Suppose that $f$ is an infinitely differentiable function on $\mathbb{R}$. Assume that there exist constants $0<C_{1}, C_{2}<\infty$ so that $\left|f^{\prime \prime}(x)\right| \geqslant C_{1}$ and $\left|f^{\prime \prime \prime}(x)\right| \leqslant C_{2}$ for all $x \in \mathbb{R}$. Fix $x_{0} \in \mathbb{R}$ and for each $n \in \mathbb{N}$ set

$$x_{n}=x_{n-1}-\frac{f^{\prime}\left(x_{n-1}\right)}{f^{\prime \prime}\left(x_{n-1}\right)} .$$

Let $x^{*}$ be the unique value of $x$ where $f$ attains its minimum.
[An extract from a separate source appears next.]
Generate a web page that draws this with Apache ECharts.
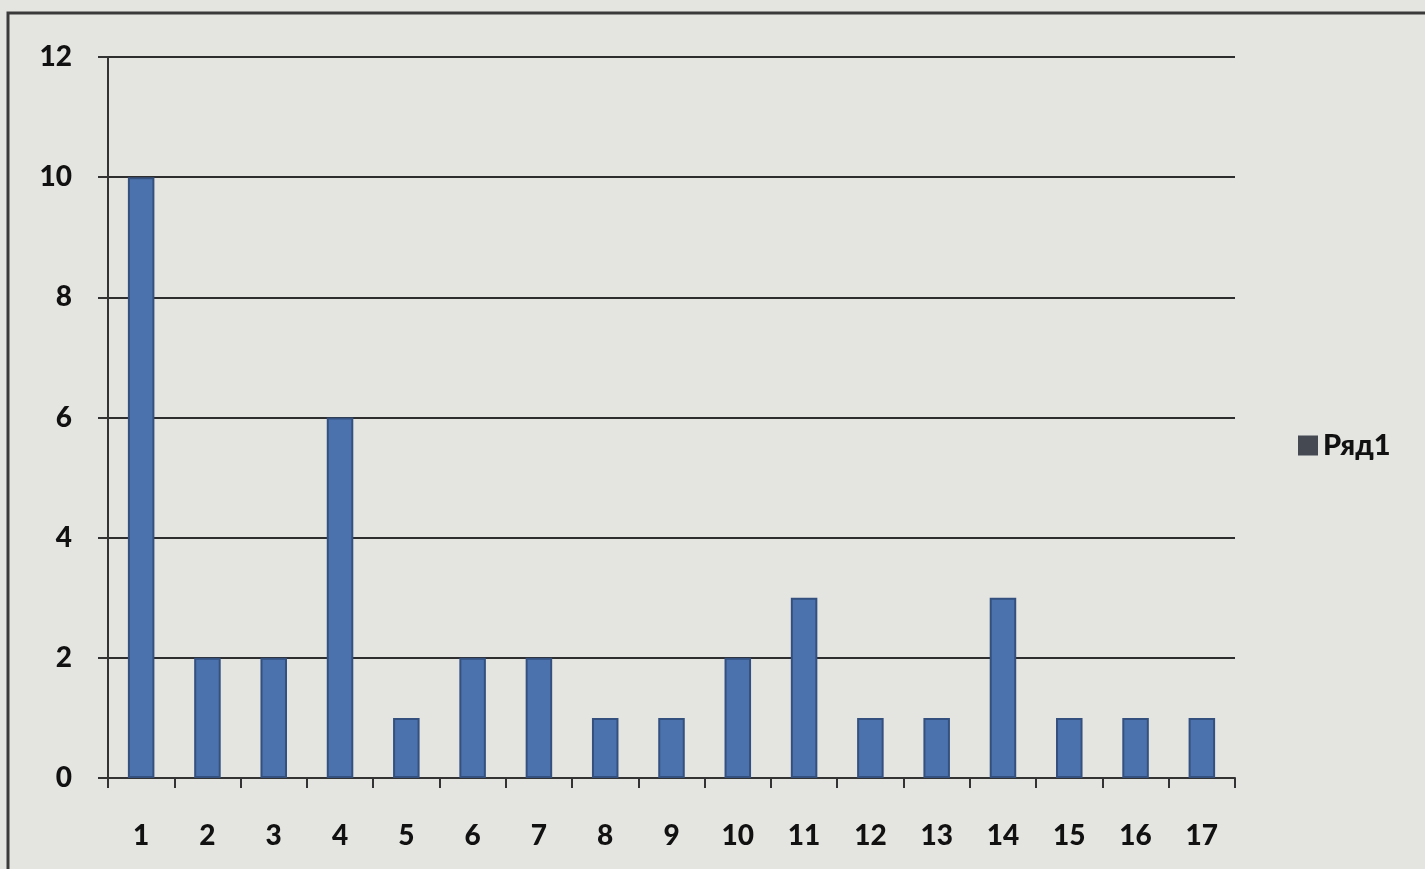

Prove that

$$\left|x^{*}-x_{n+1}\right| \leqslant \frac{C_{2}}{2 C_{1}}\left|x^{*}-x_{n}\right|^{2} \quad \text { for all } n \in \mathbb{N} .$$

[Hint: Express $f^{\prime}\left(x^{*}\right)$ in terms of the Taylor series for $f^{\prime}$ at $x_{n}$ using the Lagrange form of the remainder: $f^{\prime}\left(x^{*}\right)=f^{\prime}\left(x_{n}\right)+f^{\prime \prime}\left(x_{n}\right)\left(x^{*}-x_{n}\right)+\frac{1}{2} f^{\prime \prime \prime}\left(y_{n}\right)\left(x^{*}-x_{n}\right)^{2}$ where $y_{n}$ is between $x_{n}$ and $\left.x^{*} .\right]$